Output each line exactly as it appears, skipping any embedded picture.

[SUPPLIED MATERIAL]
════════════════
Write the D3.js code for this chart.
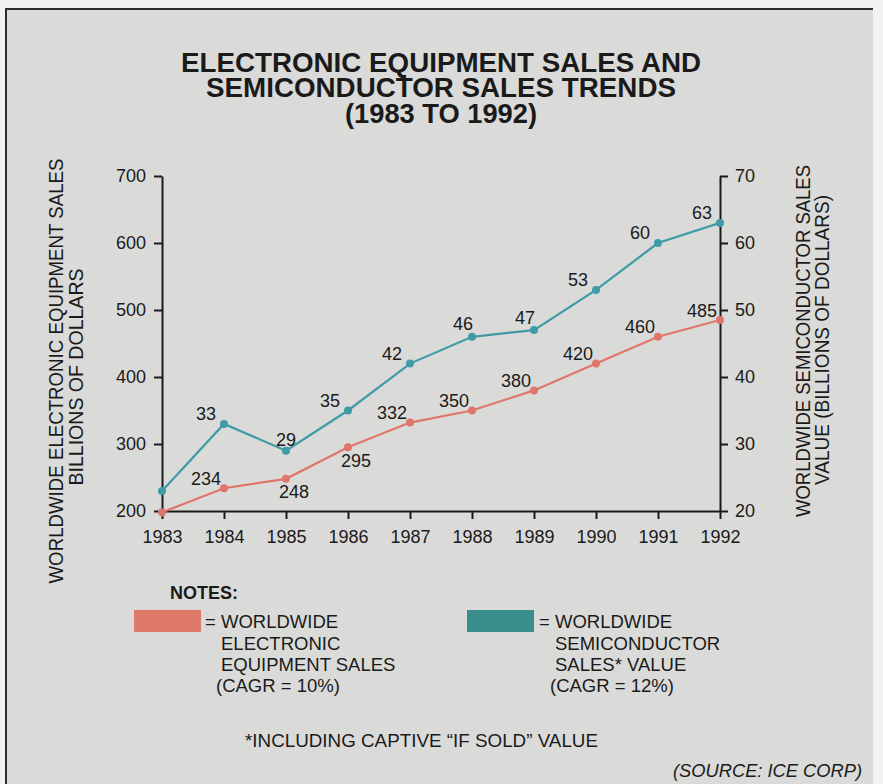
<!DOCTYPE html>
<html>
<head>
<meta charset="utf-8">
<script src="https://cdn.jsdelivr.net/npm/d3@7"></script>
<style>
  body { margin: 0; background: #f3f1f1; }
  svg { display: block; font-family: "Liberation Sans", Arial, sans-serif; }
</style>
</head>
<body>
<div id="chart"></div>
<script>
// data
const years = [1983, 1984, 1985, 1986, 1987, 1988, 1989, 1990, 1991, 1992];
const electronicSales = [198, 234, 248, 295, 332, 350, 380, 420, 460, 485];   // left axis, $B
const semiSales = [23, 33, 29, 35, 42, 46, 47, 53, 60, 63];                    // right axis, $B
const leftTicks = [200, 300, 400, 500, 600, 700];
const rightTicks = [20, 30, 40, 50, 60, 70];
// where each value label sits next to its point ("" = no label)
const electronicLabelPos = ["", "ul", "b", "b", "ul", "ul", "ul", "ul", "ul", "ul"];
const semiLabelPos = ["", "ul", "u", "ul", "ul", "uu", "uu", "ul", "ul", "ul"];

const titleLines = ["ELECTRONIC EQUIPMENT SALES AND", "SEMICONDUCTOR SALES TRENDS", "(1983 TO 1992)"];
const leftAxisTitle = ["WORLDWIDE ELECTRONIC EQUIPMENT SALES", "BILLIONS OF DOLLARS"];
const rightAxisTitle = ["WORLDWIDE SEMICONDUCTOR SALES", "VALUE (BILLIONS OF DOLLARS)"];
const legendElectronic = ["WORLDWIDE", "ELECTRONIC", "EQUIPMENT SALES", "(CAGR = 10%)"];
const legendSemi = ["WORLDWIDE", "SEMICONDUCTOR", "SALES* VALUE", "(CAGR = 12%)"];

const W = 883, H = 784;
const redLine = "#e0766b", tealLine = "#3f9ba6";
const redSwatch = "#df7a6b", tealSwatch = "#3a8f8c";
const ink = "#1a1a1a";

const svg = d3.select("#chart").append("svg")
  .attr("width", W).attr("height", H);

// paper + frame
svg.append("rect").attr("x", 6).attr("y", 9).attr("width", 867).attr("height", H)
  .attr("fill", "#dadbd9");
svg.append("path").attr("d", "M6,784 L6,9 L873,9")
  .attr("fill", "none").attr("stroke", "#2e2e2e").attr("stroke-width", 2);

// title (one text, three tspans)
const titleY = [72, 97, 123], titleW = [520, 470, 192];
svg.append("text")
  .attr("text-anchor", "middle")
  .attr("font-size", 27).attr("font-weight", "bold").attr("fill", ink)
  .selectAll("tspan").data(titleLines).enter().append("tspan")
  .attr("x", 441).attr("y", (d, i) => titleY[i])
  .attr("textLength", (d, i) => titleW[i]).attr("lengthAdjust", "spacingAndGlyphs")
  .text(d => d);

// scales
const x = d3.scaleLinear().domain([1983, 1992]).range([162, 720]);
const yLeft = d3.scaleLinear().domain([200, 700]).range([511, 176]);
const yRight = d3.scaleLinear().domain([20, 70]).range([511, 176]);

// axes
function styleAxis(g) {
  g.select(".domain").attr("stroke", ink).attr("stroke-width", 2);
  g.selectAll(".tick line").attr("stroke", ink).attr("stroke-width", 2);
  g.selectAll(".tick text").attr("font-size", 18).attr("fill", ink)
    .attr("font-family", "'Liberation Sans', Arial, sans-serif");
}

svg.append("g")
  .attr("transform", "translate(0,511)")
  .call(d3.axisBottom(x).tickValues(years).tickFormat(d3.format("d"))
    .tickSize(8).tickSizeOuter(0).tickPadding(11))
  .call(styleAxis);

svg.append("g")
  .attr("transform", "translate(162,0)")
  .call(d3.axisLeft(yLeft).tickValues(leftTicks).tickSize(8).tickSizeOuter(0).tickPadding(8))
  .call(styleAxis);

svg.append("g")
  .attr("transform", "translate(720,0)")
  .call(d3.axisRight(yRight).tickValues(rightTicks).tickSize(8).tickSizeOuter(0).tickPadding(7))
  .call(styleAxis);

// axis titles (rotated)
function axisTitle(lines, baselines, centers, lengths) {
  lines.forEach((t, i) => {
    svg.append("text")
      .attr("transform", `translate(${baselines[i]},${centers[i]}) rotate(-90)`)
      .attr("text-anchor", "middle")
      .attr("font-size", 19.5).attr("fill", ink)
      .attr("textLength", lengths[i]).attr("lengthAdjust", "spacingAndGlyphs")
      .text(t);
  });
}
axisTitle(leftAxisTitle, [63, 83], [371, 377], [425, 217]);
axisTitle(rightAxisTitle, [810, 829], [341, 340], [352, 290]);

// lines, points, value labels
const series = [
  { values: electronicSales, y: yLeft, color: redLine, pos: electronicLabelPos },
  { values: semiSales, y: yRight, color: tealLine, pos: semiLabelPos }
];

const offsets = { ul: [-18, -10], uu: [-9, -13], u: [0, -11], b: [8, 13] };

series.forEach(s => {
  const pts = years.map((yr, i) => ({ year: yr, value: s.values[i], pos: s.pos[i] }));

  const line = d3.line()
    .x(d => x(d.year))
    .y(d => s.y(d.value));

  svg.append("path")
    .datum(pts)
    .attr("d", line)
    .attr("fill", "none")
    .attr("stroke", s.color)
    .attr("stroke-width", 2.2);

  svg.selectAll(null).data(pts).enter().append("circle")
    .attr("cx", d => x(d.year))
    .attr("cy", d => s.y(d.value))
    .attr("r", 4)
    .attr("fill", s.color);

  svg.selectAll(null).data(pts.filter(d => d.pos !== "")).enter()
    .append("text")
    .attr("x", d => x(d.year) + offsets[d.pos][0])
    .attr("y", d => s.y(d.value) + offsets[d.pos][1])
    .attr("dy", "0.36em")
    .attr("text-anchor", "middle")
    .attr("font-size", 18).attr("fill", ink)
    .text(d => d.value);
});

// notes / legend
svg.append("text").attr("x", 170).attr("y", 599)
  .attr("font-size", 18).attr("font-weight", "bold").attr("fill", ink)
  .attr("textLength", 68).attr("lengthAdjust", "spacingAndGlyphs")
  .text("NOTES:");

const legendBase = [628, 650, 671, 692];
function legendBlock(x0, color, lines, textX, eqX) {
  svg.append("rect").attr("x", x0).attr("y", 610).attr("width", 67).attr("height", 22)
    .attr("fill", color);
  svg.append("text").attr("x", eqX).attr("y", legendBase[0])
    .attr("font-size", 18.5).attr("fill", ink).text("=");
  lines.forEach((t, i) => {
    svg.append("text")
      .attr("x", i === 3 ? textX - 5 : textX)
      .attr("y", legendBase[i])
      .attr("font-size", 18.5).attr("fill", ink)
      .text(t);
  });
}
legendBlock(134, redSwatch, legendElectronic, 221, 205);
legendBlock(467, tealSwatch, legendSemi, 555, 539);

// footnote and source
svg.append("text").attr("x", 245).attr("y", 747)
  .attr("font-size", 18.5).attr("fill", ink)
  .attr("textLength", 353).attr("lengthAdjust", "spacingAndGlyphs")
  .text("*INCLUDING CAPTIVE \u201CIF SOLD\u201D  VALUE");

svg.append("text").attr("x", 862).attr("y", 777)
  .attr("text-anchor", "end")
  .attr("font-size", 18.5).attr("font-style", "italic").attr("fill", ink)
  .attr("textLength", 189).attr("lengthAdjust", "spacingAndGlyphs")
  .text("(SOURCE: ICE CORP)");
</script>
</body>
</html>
════════════════
[SOLVED EXERCISE]
Write the D3.js code for this chart.
<!DOCTYPE html>
<html>
<head>
<meta charset="utf-8">
<script src="https://cdn.jsdelivr.net/npm/d3@7"></script>
<style>
  body { margin: 0; background: #f3f1f1; }
  svg { display: block; font-family: "Liberation Sans", Arial, sans-serif; }
</style>
</head>
<body>
<div id="chart"></div>
<script>
// data
const years = [1983, 1984, 1985, 1986, 1987, 1988, 1989, 1990, 1991, 1992];
const electronicSales = [198, 234, 248, 295, 332, 350, 380, 420, 460, 485];   // left axis, $B
const semiSales = [23, 33, 29, 35, 42, 46, 47, 53, 60, 63];                    // right axis, $B
const leftTicks = [200, 300, 400, 500, 600, 700];
const rightTicks = [20, 30, 40, 50, 60, 70];
// where each value label sits next to its point ("" = no label)
const electronicLabelPos = ["", "ul", "b", "b", "ul", "ul", "ul", "ul", "ul", "ul"];
const semiLabelPos = ["", "ul", "u", "ul", "ul", "uu", "uu", "ul", "ul", "ul"];

const titleLines = ["ELECTRONIC EQUIPMENT SALES AND", "SEMICONDUCTOR SALES TRENDS", "(1983 TO 1992)"];
const leftAxisTitle = ["WORLDWIDE ELECTRONIC EQUIPMENT SALES", "BILLIONS OF DOLLARS"];
const rightAxisTitle = ["WORLDWIDE SEMICONDUCTOR SALES", "VALUE (BILLIONS OF DOLLARS)"];
const legendElectronic = ["WORLDWIDE", "ELECTRONIC", "EQUIPMENT SALES", "(CAGR = 10%)"];
const legendSemi = ["WORLDWIDE", "SEMICONDUCTOR", "SALES* VALUE", "(CAGR = 12%)"];

const W = 883, H = 784;
const redLine = "#e0766b", tealLine = "#3f9ba6";
const redSwatch = "#df7a6b", tealSwatch = "#3a8f8c";
const ink = "#1a1a1a";

const svg = d3.select("#chart").append("svg")
  .attr("width", W).attr("height", H);

// paper + frame
svg.append("rect").attr("x", 6).attr("y", 9).attr("width", 867).attr("height", H)
  .attr("fill", "#dadbd9");
svg.append("path").attr("d", "M6,784 L6,9 L873,9")
  .attr("fill", "none").attr("stroke", "#2e2e2e").attr("stroke-width", 2);

// title (one text, three tspans)
const titleY = [72, 97, 123], titleW = [520, 470, 192];
svg.append("text")
  .attr("text-anchor", "middle")
  .attr("font-size", 27).attr("font-weight", "bold").attr("fill", ink)
  .selectAll("tspan").data(titleLines).enter().append("tspan")
  .attr("x", 441).attr("y", (d, i) => titleY[i])
  .attr("textLength", (d, i) => titleW[i]).attr("lengthAdjust", "spacingAndGlyphs")
  .text(d => d);

// scales
const x = d3.scaleLinear().domain([1983, 1992]).range([162, 720]);
const yLeft = d3.scaleLinear().domain([200, 700]).range([511, 176]);
const yRight = d3.scaleLinear().domain([20, 70]).range([511, 176]);

// axes
function styleAxis(g) {
  g.select(".domain").attr("stroke", ink).attr("stroke-width", 2);
  g.selectAll(".tick line").attr("stroke", ink).attr("stroke-width", 2);
  g.selectAll(".tick text").attr("font-size", 18).attr("fill", ink)
    .attr("font-family", "'Liberation Sans', Arial, sans-serif");
}

svg.append("g")
  .attr("transform", "translate(0,511)")
  .call(d3.axisBottom(x).tickValues(years).tickFormat(d3.format("d"))
    .tickSize(8).tickSizeOuter(0).tickPadding(11))
  .call(styleAxis);

svg.append("g")
  .attr("transform", "translate(162,0)")
  .call(d3.axisLeft(yLeft).tickValues(leftTicks).tickSize(8).tickSizeOuter(0).tickPadding(8))
  .call(styleAxis);

svg.append("g")
  .attr("transform", "translate(720,0)")
  .call(d3.axisRight(yRight).tickValues(rightTicks).tickSize(8).tickSizeOuter(0).tickPadding(7))
  .call(styleAxis);

// axis titles (rotated)
function axisTitle(lines, baselines, centers, lengths) {
  lines.forEach((t, i) => {
    svg.append("text")
      .attr("transform", `translate(${baselines[i]},${centers[i]}) rotate(-90)`)
      .attr("text-anchor", "middle")
      .attr("font-size", 19.5).attr("fill", ink)
      .attr("textLength", lengths[i]).attr("lengthAdjust", "spacingAndGlyphs")
      .text(t);
  });
}
axisTitle(leftAxisTitle, [63, 83], [371, 377], [425, 217]);
axisTitle(rightAxisTitle, [810, 829], [341, 340], [352, 290]);

// lines, points, value labels
const series = [
  { values: electronicSales, y: yLeft, color: redLine, pos: electronicLabelPos },
  { values: semiSales, y: yRight, color: tealLine, pos: semiLabelPos }
];

const offsets = { ul: [-18, -10], uu: [-9, -13], u: [0, -11], b: [8, 13] };

series.forEach(s => {
  const pts = years.map((yr, i) => ({ year: yr, value: s.values[i], pos: s.pos[i] }));

  const line = d3.line()
    .x(d => x(d.year))
    .y(d => s.y(d.value));

  svg.append("path")
    .datum(pts)
    .attr("d", line)
    .attr("fill", "none")
    .attr("stroke", s.color)
    .attr("stroke-width", 2.2);

  svg.selectAll(null).data(pts).enter().append("circle")
    .attr("cx", d => x(d.year))
    .attr("cy", d => s.y(d.value))
    .attr("r", 4)
    .attr("fill", s.color);

  svg.selectAll(null).data(pts.filter(d => d.pos !== "")).enter()
    .append("text")
    .attr("x", d => x(d.year) + offsets[d.pos][0])
    .attr("y", d => s.y(d.value) + offsets[d.pos][1])
    .attr("dy", "0.36em")
    .attr("text-anchor", "middle")
    .attr("font-size", 18).attr("fill", ink)
    .text(d => d.value);
});

// notes / legend
svg.append("text").attr("x", 170).attr("y", 599)
  .attr("font-size", 18).attr("font-weight", "bold").attr("fill", ink)
  .attr("textLength", 68).attr("lengthAdjust", "spacingAndGlyphs")
  .text("NOTES:");

const legendBase = [628, 650, 671, 692];
function legendBlock(x0, color, lines, textX, eqX) {
  svg.append("rect").attr("x", x0).attr("y", 610).attr("width", 67).attr("height", 22)
    .attr("fill", color);
  svg.append("text").attr("x", eqX).attr("y", legendBase[0])
    .attr("font-size", 18.5).attr("fill", ink).text("=");
  lines.forEach((t, i) => {
    svg.append("text")
      .attr("x", i === 3 ? textX - 5 : textX)
      .attr("y", legendBase[i])
      .attr("font-size", 18.5).attr("fill", ink)
      .text(t);
  });
}
legendBlock(134, redSwatch, legendElectronic, 221, 205);
legendBlock(467, tealSwatch, legendSemi, 555, 539);

// footnote and source
svg.append("text").attr("x", 245).attr("y", 747)
  .attr("font-size", 18.5).attr("fill", ink)
  .attr("textLength", 353).attr("lengthAdjust", "spacingAndGlyphs")
  .text("*INCLUDING CAPTIVE \u201CIF SOLD\u201D  VALUE");

svg.append("text").attr("x", 862).attr("y", 777)
  .attr("text-anchor", "end")
  .attr("font-size", 18.5).attr("font-style", "italic").attr("fill", ink)
  .attr("textLength", 189).attr("lengthAdjust", "spacingAndGlyphs")
  .text("(SOURCE: ICE CORP)");
</script>
</body>
</html>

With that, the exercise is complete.